>> start Data shown

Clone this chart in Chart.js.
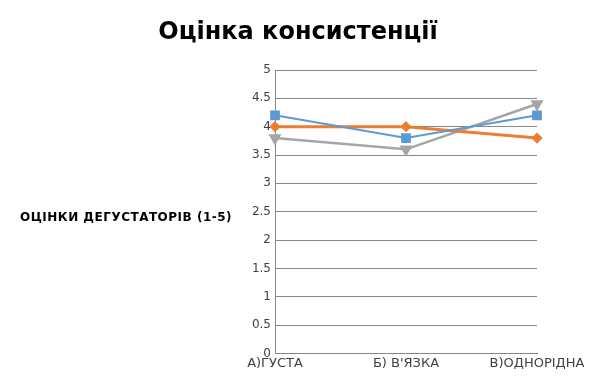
<!DOCTYPE html>
<html><head><meta charset="utf-8">
<script src="https://cdn.jsdelivr.net/npm/chart.js@4/dist/chart.umd.min.js"></script>
<style>html,body{margin:0;padding:0;background:#fff}#wrap{width:595px;height:380px}</style>
</head><body><div id="wrap"><canvas id="c" width="595" height="380"></canvas></div>
<script>
const categories = ["А)ГУСТА", "Б) В'ЯЗКА", "В)ОДНОРІДНА"];
const series1 = [4.2, 3.8, 4.2];
const series2 = [4.0, 4.0, 3.8];
const series3 = [3.8, 3.6, 4.4];
const yTicks = [0, 0.5, 1, 1.5, 2, 2.5, 3, 3.5, 4, 4.5, 5];
const titleText = "Оцінка консистенції";
const yTitleText = "ОЦІНКИ ДЕГУСТАТОРІВ (1-5)";

const textPlugin = {
  id: 'texts',
  afterDraw(chart) {
    const ctx = chart.ctx;
    ctx.save();
    ctx.fillStyle = '#000';
    ctx.textBaseline = 'middle';
    ctx.textAlign = 'center';
    ctx.font = 'bold 24px "DejaVu Sans"';
    ctx.fillText(titleText, 298, 33);
    ctx.textAlign = 'left';
    ctx.font = 'bold 12px "DejaVu Sans"';
    if ('letterSpacing' in ctx) ctx.letterSpacing = '0.5px';
    ctx.fillText(yTitleText, 20, 218);
    ctx.restore();
  }
};

new Chart(document.getElementById('c'), {
  type: 'line',
  data: {
    labels: categories,
    datasets: [
      {data: series1, borderColor: '#5B9BD5', backgroundColor: '#5B9BD5', borderWidth: 2, pointStyle: 'rect', pointRadius: 5.5, pointHoverRadius: 5.5},
      {data: series2, borderColor: '#ED7D31', backgroundColor: '#ED7D31', borderWidth: 3, pointStyle: 'rectRot', pointRadius: 3.5, pointHoverRadius: 3.5},
      {data: series3, borderColor: '#A5A5A5', backgroundColor: '#A5A5A5', borderWidth: 2.5, pointStyle: 'triangle', rotation: 180, pointRadius: 5, pointHoverRadius: 5}
    ]
  },
  options: {
    responsive: false,
    animation: false,
    layout: {padding: {left: 240, right: 58, top: 70, bottom: 7}},
    plugins: {
      legend: {display: false},
      tooltip: {enabled: false},
      title: {display: false}
    },
    scales: {
      x: {
        offset: false,
        grid: {display: false, drawTicks: false},
        border: {color: '#868686', width: 1},
        ticks: {color: '#404040', font: {family: '"DejaVu Sans"', size: 13}, padding: 2, maxRotation: 0, autoSkip: false}
      },
      y: {
        min: 0, max: 5,
        afterBuildTicks(scale) { scale.ticks = yTicks.map(v => ({value: v})); },
        afterFit(scale) { scale.width = 35; },
        grid: {color: '#868686', drawTicks: false},
        border: {color: '#868686', width: 1},
        ticks: {color: '#404040', font: {family: '"DejaVu Sans"', size: 12}, padding: 4, callback: v => String(v)}
      }
    }
  },
  plugins: [textPlugin]
});
</script></body></html>
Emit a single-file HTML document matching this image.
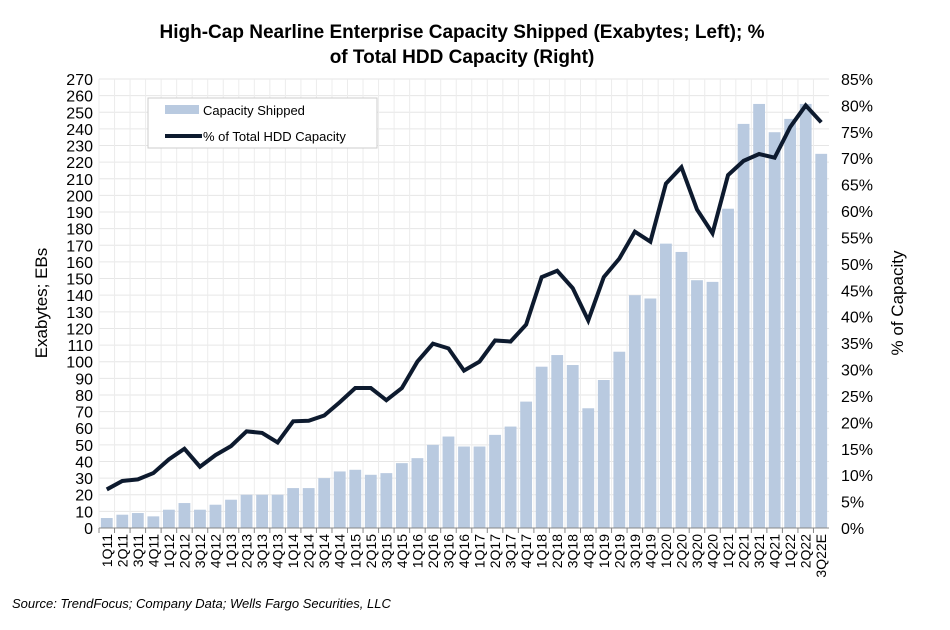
<!DOCTYPE html>
<html><head><meta charset="utf-8"><style>
body{margin:0;background:#fff;font-family:"Liberation Sans",Arial,sans-serif}
svg text{font-family:"Liberation Sans",Arial,sans-serif}
</style></head><body>
<svg id="c" width="950" height="625" viewBox="0 0 950 625">
<text x="462" y="38" text-anchor="middle" font-size="19" font-weight="bold">High-Cap Nearline Enterprise Capacity Shipped (Exabytes; Left); %</text>
<text x="462" y="63" text-anchor="middle" font-size="19" font-weight="bold">of Total HDD Capacity (Right)</text>
<g id="grid"></g>
<g id="bars"></g>
<g id="line"></g>
<g id="axes"></g>
<text transform="translate(47,303) rotate(-90)" text-anchor="middle" font-size="17">Exabytes; EBs</text>
<text transform="translate(903,303) rotate(-90)" text-anchor="middle" font-size="17">% of Capacity</text>
<g>
<rect x="148" y="98" width="229" height="50" fill="#fff" stroke="#ccc"/>
<rect x="165" y="105" width="34" height="9" fill="#b9cae0"/>
<text x="203" y="115" font-size="13">Capacity Shipped</text>
<line x1="165" y1="136" x2="202" y2="136" stroke="#0d1a2e" stroke-width="4"/>
<text x="203" y="141" font-size="13">% of Total HDD Capacity</text>
</g>
<text x="12" y="608" font-size="13" font-style="italic">Source:  TrendFocus; Company Data; Wells Fargo Securities, LLC</text>
</svg>
<script>
const categories=["1Q11","2Q11","3Q11","4Q11","1Q12","2Q12","3Q12","4Q12","1Q13","2Q13","3Q13","4Q13","1Q14","2Q14","3Q14","4Q14","1Q15","2Q15","3Q15","4Q15","1Q16","2Q16","3Q16","4Q16","1Q17","2Q17","3Q17","4Q17","1Q18","2Q18","3Q18","4Q18","1Q19","2Q19","3Q19","4Q19","1Q20","2Q20","3Q20","4Q20","1Q21","2Q21","3Q21","4Q21","1Q22","2Q22","3Q22E"];
const capacity=[6,8,9,7,11,15,11,14,17,20,20,20,24,24,30,34,35,32,33,39,42,50,55,49,49,56,61,76,97,104,98,72,89,106,140,138,171,166,149,148,192,243,255,238,246,255,225];
const percent=[7.3,8.9,9.2,10.4,13,15,11.6,13.8,15.5,18.3,18,16.2,20.2,20.3,21.3,23.8,26.5,26.5,24.2,26.5,31.5,34.9,34,29.8,31.5,35.5,35.3,38.5,47.5,48.7,45.4,39.3,47.5,51,56.1,54.2,65.2,68.3,60.3,55.8,66.8,69.5,70.8,70.1,75.9,80,76.8];
const leftTicks=[0,10,20,30,40,50,60,70,80,90,100,110,120,130,140,150,160,170,180,190,200,210,220,230,240,250,260,270];
const rightTicks=[0,5,10,15,20,25,30,35,40,45,50,55,60,65,70,75,80,85];
const NS="http://www.w3.org/2000/svg";
const X0=99,X1=829,Y0=528,Y1=79;
const bw=(X1-X0)/categories.length;
const yL=v=>Y0-(v/270)*(Y0-Y1);
const yR=v=>Y0-(v/85)*(Y0-Y1);
const xC=i=>X0+bw*(i+0.5);
function mk(t,a,p){const e=document.createElementNS(NS,t);for(const k in a)e.setAttribute(k,a[k]);p.appendChild(e);return e;}
const grid=document.getElementById('grid'),bars=document.getElementById('bars'),line=document.getElementById('line'),axes=document.getElementById('axes');
leftTicks.forEach(v=>{
 const g=mk('line',{x1:X0,x2:X1,y1:yL(v),y2:yL(v),stroke:'#e6e6e6','stroke-width':1},grid);
 
 
 const t=mk('text',{x:X0-6,y:yL(v)+6,'text-anchor':'end','font-size':16},axes);t.textContent=v;
 
 
});
categories.forEach((c,i)=>{
 const g=mk('line',{x1:X0+bw*i,x2:X0+bw*i,y1:Y1,y2:Y0,stroke:'#ececec','stroke-width':1},grid);
 
 
 const r=mk('rect',{x:xC(i)-bw*0.38,width:bw*0.76,y:yL(capacity[i]),height:Y0-yL(capacity[i]),fill:'#b9cae0'},bars);
 
 
 const tk=mk('line',{x1:X0+bw*i,x2:X0+bw*i,y1:Y0,y2:Y0+5,stroke:'#888'},axes);
 
 
 const t=mk('text',{transform:`translate(${xC(i)+5},${Y0+6}) rotate(-90)`,'text-anchor':'end','font-size':14},axes);t.textContent=c;
 
 
});
rightTicks.forEach(v=>{
 const t=mk('text',{x:X1+12,y:yR(v)+6,'font-size':16},axes);t.textContent=v+'%';
 
 
});
const base=mk('line',{x1:X0,x2:X1,y1:Y0,y2:Y0,stroke:'#888'},axes);


const p=mk('polyline',{points:percent.map((v,i)=>xC(i)+','+yR(v)).join(' '),fill:'none',stroke:'#0d1a2e','stroke-width':4,'stroke-linejoin':'miter'},line);


</script>
</body></html>
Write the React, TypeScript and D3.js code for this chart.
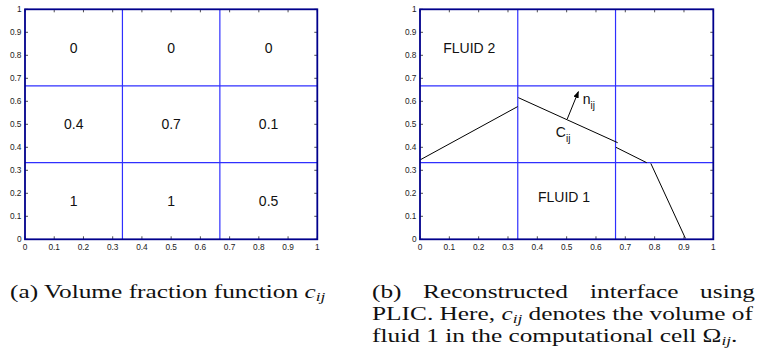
import React from "react";
import * as d3 from "d3";

// axis ticks shared by both panels
const tickValues = [0, 0.1, 0.2, 0.3, 0.4, 0.5, 0.6, 0.7, 0.8, 0.9, 1];
const tickLabels = ["0", "0.1", "0.2", "0.3", "0.4", "0.5", "0.6", "0.7", "0.8", "0.9", "1"];
const gridLines = [1 / 3, 2 / 3];

// (a) volume fraction per cell, rows from top to bottom
const cellRows = [
  ["0", "0", "0"],
  ["0.4", "0.7", "0.1"],
  ["1", "1", "0.5"],
];

// (b) piecewise linear interface
const interfaceSegments: [number, number][][] = [
  [[0, 0.345], [0.333, 0.577]],
  [[0.335, 0.616], [0.674, 0.42]],
  [[0.668, 0.4], [0.773, 0.333]],
  [[0.787, 0.33], [0.905, 0.004]],
];
const normalArrow: [number, number][] = [[0.502, 0.523], [0.54, 0.642]];

const W = 760;
const H = 363;
const top = 9.3;
const bottom = 239.3;
const sans = "Liberation Sans, Arial, sans-serif";

function Frame({ x0, x1, children }: { x0: number; x1: number; children?: React.ReactNode }) {
  const x = d3.scaleLinear().domain([0, 1]).range([x0, x1]);
  const y = d3.scaleLinear().domain([0, 1]).range([bottom, top]);
  return (
    <g>
      {gridLines.map((g) => (
        <g key={g}>
          <line x1={x(g)} x2={x(g)} y1={top} y2={bottom} stroke="#2f2fff" strokeWidth={1.2} />
          <line x1={x0} x2={x1} y1={y(g)} y2={y(g)} stroke="#2f2fff" strokeWidth={1.2} />
        </g>
      ))}
      {children}
      {tickValues.map((t, i) => (
        <g key={i}>
          <line x1={x(t)} x2={x(t)} y1={bottom} y2={bottom - 3} stroke="#222" strokeWidth={0.8} />
          <line x1={x(t)} x2={x(t)} y1={top} y2={top + 3} stroke="#222" strokeWidth={0.8} />
          <line x1={x0} x2={x0 + 3} y1={y(t)} y2={y(t)} stroke="#222" strokeWidth={0.8} />
          <line x1={x1} x2={x1 - 3} y1={y(t)} y2={y(t)} stroke="#222" strokeWidth={0.8} />
          <text x={x(t)} y={250} textAnchor="middle" fontSize={8.3} fill="#222" fontFamily={sans}>{tickLabels[i]}</text>
          <text x={x0 - 3.5} y={y(t) + 2.8} textAnchor="end" fontSize={8.3} fill="#222" fontFamily={sans}>{tickLabels[i]}</text>
        </g>
      ))}
      <rect x={x0} y={top} width={x1 - x0} height={bottom - top} fill="none" stroke="#00008c" strokeWidth={1.8} />
    </g>
  );
}

// caption text, widened to get closer to the LaTeX font
function Cap({ x, y, anchor, children }: { x: number; y: number; anchor?: string; children: React.ReactNode }) {
  return (
    <text transform={`translate(${x},${y}) scale(1.37,1)`} textAnchor={anchor ?? "start"}>
      {children}
    </text>
  );
}

const Sub = ({ t }: { t: string }) => (
  <tspan fontStyle="italic" fontSize={12.5} dy={3}>{t}</tspan>
);

export default function App() {
  const xa = d3.scaleLinear().domain([0, 1]).range([25, 317.3]);
  const xb = d3.scaleLinear().domain([0, 1]).range([420, 713.3]);
  const y = d3.scaleLinear().domain([0, 1]).range([bottom, top]);
  const line = d3.line<[number, number]>().x((d) => xb(d[0])).y((d) => y(d[1]));

  return (
    <svg width={W} height={H} style={{ position: "absolute", left: 0, top: 0, background: "#fff" }}>
      <defs>
        <marker id="arr" viewBox="0 0 10 10" refX="9" refY="5" markerWidth="7" markerHeight="7" orient="auto">
          <path d="M0,1 L10,5 L0,9 z" fill="#000" />
        </marker>
      </defs>

      <Frame x0={25} x1={317.3}>
        {cellRows.map((row, r) =>
          row.map((v, c) => (
            <text key={`${r}-${c}`} x={xa((c + 0.5) / 3)} y={y(1 - (r + 0.5) / 3) + 5}
              textAnchor="middle" fontSize={14} fontFamily={sans} fill="#111">{v}</text>
          ))
        )}
      </Frame>

      <Frame x0={420} x1={713.3}>
        {interfaceSegments.map((s, i) => (
          <path key={i} d={line(s) ?? ""} fill="none" stroke="#000" strokeWidth={1} />
        ))}
        <path d={line(normalArrow) ?? ""} fill="none" stroke="#000" strokeWidth={1} markerEnd="url(#arr)" />
        <text x={xb(0.168)} y={y(0.833) + 5} textAnchor="middle" fontSize={14} fontFamily={sans} fill="#111">FLUID 2</text>
        <text x={xb(0.491)} y={y(0.185) + 5} textAnchor="middle" fontSize={14} fontFamily={sans} fill="#111">FLUID 1</text>
        <text x={xb(0.555)} y={y(0.605) + 4} fontSize={14} fontFamily={sans} fill="#111">
          n<tspan fontSize={10} dy={5}>ij</tspan>
        </text>
        <text x={xb(0.463)} y={y(0.468) + 5} fontSize={14} fontFamily={sans} fill="#111">
          C<tspan fontSize={10} dy={5}>ij</tspan>
        </text>
      </Frame>

      {/* captions */}
      <g fontFamily="Liberation Serif, Times New Roman, serif" fontSize={18.5} fill="#111">
        <Cap x={10} y={298}>
          (a) Volume fraction function <tspan fontStyle="italic">c</tspan><Sub t="ij" />
        </Cap>

        <Cap x={372} y={298}>(b)</Cap>
        <Cap x={423} y={298}>Reconstructed</Cap>
        <Cap x={590} y={298}>interface</Cap>
        <Cap x={755} y={298} anchor="end">using</Cap>

        <Cap x={372} y={319.5}>
          PLIC. Here, <tspan fontStyle="italic">c</tspan><Sub t="ij" />
          <tspan dy={-3}> denotes the volume of</tspan>
        </Cap>
        <Cap x={372} y={342}>
          fluid 1 in the computational cell Ω<Sub t="ij" /><tspan dy={-3}>.</tspan>
        </Cap>
      </g>
    </svg>
  );
}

>> end Data shown

Exercise prompt ▸
The lines to print start at the line containing "Write the React, TypeScript" and end at the line containing "const gridLines = [1 / 3, 2 / 3];"; print them exactly, both ends included, and leave out every picture.

Answer below ▸
Write the React, TypeScript and D3.js code for this chart.
import React from "react";
import * as d3 from "d3";

// axis ticks shared by both panels
const tickValues = [0, 0.1, 0.2, 0.3, 0.4, 0.5, 0.6, 0.7, 0.8, 0.9, 1];
const tickLabels = ["0", "0.1", "0.2", "0.3", "0.4", "0.5", "0.6", "0.7", "0.8", "0.9", "1"];
const gridLines = [1 / 3, 2 / 3];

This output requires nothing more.